His opinion will have more influence going forward. That’s because Goldschmid, a former commissioner of the Securities and Exchange Commission, was appointed on Tuesday as a trustee of the IASB. He replaces another American, former Ernst & Young International chairman Philip Laskawy, whose three-year term expires at the end of this year. Also named as one of the board’s 22 trustees was Yves-Thibault de Silguy, chairman of construction conglomerate Vinci and a former member of the European Commission. De Silguy replaces Bertrand Collomb, chairman emeritus of LaFarge and chairman of the Association Française des Enterprises Privées.
Goldschmid’s views on standard-setting independence and IASB funding are well known. In July, for example, the high-profile Financial Crisis Advisory Group (FCAG), a global committee co-chaired by Goldschmid, issued a report that addressed how regulators, accounting standard-setters, and corporate executives could work together to prevent the next financial crisis. One recommendation was to develop a permanent funding mechanism for the IASB as a way to protect its independence. A way to do that would be for the IASB to adopt a funding system similar to FASB’s, in which public companies are assessed annual support fees based on market capitalization.
“Whether in speeches or through the FCAG report, I emphasized the need for independent standard setting,” said Goldschmid. And while he recognizes the need for oversight and accountability in the standard-setting process, he said that “it is critically important that standard setting not become a politicized issue. In general, heavy interference by some on Capitol Hill or some politicians in Europe may be counterproductive and may not further the process.”
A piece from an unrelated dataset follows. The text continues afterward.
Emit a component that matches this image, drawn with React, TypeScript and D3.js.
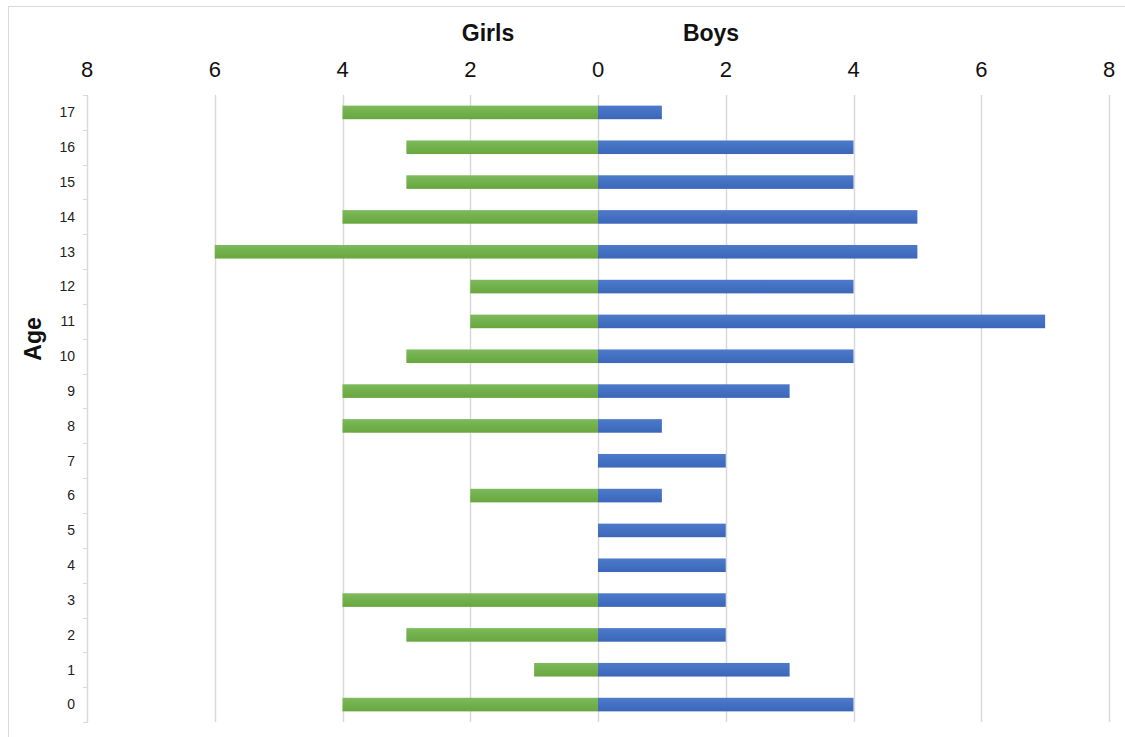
import React from 'react';
import * as d3 from 'd3';

const ages = [0, 1, 2, 3, 4, 5, 6, 7, 8, 9, 10, 11, 12, 13, 14, 15, 16, 17];
const girls = [4, 1, 3, 4, 0, 0, 2, 0, 4, 4, 3, 2, 2, 6, 4, 3, 3, 4];
const boys = [4, 3, 2, 2, 2, 2, 1, 2, 1, 3, 4, 7, 4, 5, 5, 4, 4, 1];
const xTicks = [-8, -6, -4, -2, 0, 2, 4, 6, 8];

const W = 1125;
const H = 737;
const font = 'Liberation Sans, Arial, sans-serif';

export default function App() {
  const ref = React.useRef<SVGSVGElement>(null);

  React.useEffect(() => {
    const svg = d3.select(ref.current);
    svg.selectAll('*').remove();

    const x = d3.scaleLinear([-8, 8], [87, 1109]);
    // 17 at top, 0 at bottom
    const y = d3
      .scaleBand<number>()
      .domain([...ages].reverse())
      .range([95, 722])
      .paddingInner(0.61)
      .paddingOuter(0.305);
    const step = y.step();
    const bandTop = (a: number) => y(a)! - step * 0.305;

    const defs = svg.append('defs');
    const grad = (id: string, top: string, bottom: string) => {
      const g = defs
        .append('linearGradient')
        .attr('id', id)
        .attr('x1', 0)
        .attr('y1', 0)
        .attr('x2', 0)
        .attr('y2', 1);
      g.append('stop').attr('offset', '0%').attr('stop-color', top);
      g.append('stop').attr('offset', '100%').attr('stop-color', bottom);
    };
    grad('green', '#7cba5c', '#68a63d');
    grad('blue', '#4d7acb', '#3b66b9');

    // chart border
    svg
      .append('rect')
      .attr('x', 8.5)
      .attr('y', 6.5)
      .attr('width', W + 20)
      .attr('height', H + 20)
      .attr('fill', 'white')
      .attr('stroke', '#d9d9d9');

    // vertical gridlines
    svg
      .append('g')
      .selectAll('line')
      .data(xTicks.filter((t) => t !== -8))
      .enter()
      .append('line')
      .attr('x1', (d) => Math.round(x(d)) + 0.5)
      .attr('x2', (d) => Math.round(x(d)) + 0.5)
      .attr('y1', 95)
      .attr('y2', 722)
      .attr('stroke', '#d9d9d9')
      .attr('stroke-width', 1.5);

    // y axis line + ticks between categories
    svg
      .append('line')
      .attr('x1', 87.5)
      .attr('x2', 87.5)
      .attr('y1', 95)
      .attr('y2', 722)
      .attr('stroke', '#d9d9d9')
      .attr('stroke-width', 1.5);
    const boundaries = ages.map((a) => bandTop(a)).concat([722]);
    svg
      .append('g')
      .selectAll('line')
      .data(boundaries)
      .enter()
      .append('line')
      .attr('x1', 83)
      .attr('x2', 88)
      .attr('y1', (d) => Math.round(d) + 0.5)
      .attr('y2', (d) => Math.round(d) + 0.5)
      .attr('stroke', '#d9d9d9')
      .attr('stroke-width', 1);

    // y tick labels
    svg
      .append('g')
      .selectAll('text')
      .data(ages)
      .enter()
      .append('text')
      .attr('x', 75)
      .attr('y', (d) => y(d)! + y.bandwidth() / 2)
      .attr('dy', '0.35em')
      .attr('text-anchor', 'end')
      .attr('font-family', font)
      .attr('font-size', 14)
      .attr('fill', '#222')
      .text((d) => d);

    // x tick labels
    svg
      .append('g')
      .selectAll('text')
      .data(xTicks)
      .enter()
      .append('text')
      .attr('x', (d) => x(d))
      .attr('y', 77)
      .attr('text-anchor', 'middle')
      .attr('font-family', font)
      .attr('font-size', 22)
      .attr('fill', '#111')
      .text((d) => Math.abs(d));

    // bars
    svg
      .append('g')
      .selectAll('rect')
      .data(ages)
      .enter()
      .append('rect')
      .attr('x', (_, i) => x(-girls[i]))
      .attr('width', (_, i) => x(0) - x(-girls[i]))
      .attr('y', (d) => y(d)!)
      .attr('height', y.bandwidth())
      .attr('fill', 'url(#green)');
    svg
      .append('g')
      .selectAll('rect')
      .data(ages)
      .enter()
      .append('rect')
      .attr('x', x(0))
      .attr('width', (_, i) => x(boys[i]) - x(0))
      .attr('y', (d) => y(d)!)
      .attr('height', y.bandwidth())
      .attr('fill', 'url(#blue)');

    // titles
    const title = (t: string, cx: number, cy: number) =>
      svg
        .append('text')
        .attr('x', cx)
        .attr('y', cy)
        .attr('text-anchor', 'middle')
        .attr('font-family', font)
        .attr('font-size', 23)
        .attr('font-weight', 'bold')
        .attr('fill', '#111')
        .text(t);
    title('Girls', 488, 41);
    title('Boys', 711, 41);
    title('Age', 0, 0).attr('transform', 'translate(41,339) rotate(-90)');
  }, []);

  return (
    <svg
      ref={ref}
      width={W}
      height={H}
      style={{ position: 'absolute', left: 0, top: 0, display: 'block' }}
    />
  );
}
While the IASB’s trustees don’t get involved with the technical aspects of accounting rulemaking, they are charged with establishing and amending the board’s operating procedures and due process, appointing board members and reviewing their performance, and setting and approving the board’s budget. In addition, the trustees are accountable to a monitoring board that is made up of international securities regulators.
Speaking from a governance perspective, Goldschmid said he is keen on the idea of developing one set of global standards, a project that the IASB and FASB have been working on since 2002. While he didn’t comment on whether he thinks it is a good idea for the SEC to require American companies to switch from U.S. generally accepted accounting principles to international financial reporting standards, he did say that convergence “is a good thing for the United States and for the rest of the world.” And he added that it is important that the United States “is playing a role in bringing about convergence.”
When asked if replacing a former accountant (Laskawy) with a former regulator would skew the trustees’ perspective, Goldschmid replied that he didn’t think it mattered. “I’m not sure that there are ‘regulator’ or ‘academic’ or ‘accounting profession’ perspectives, as much as there are judgments that good people with good minds ought to make about where the IASB should go in terms of independence and high-quality standard setting,” he said.
Goldschmid and de Silguy will begin their terms in January.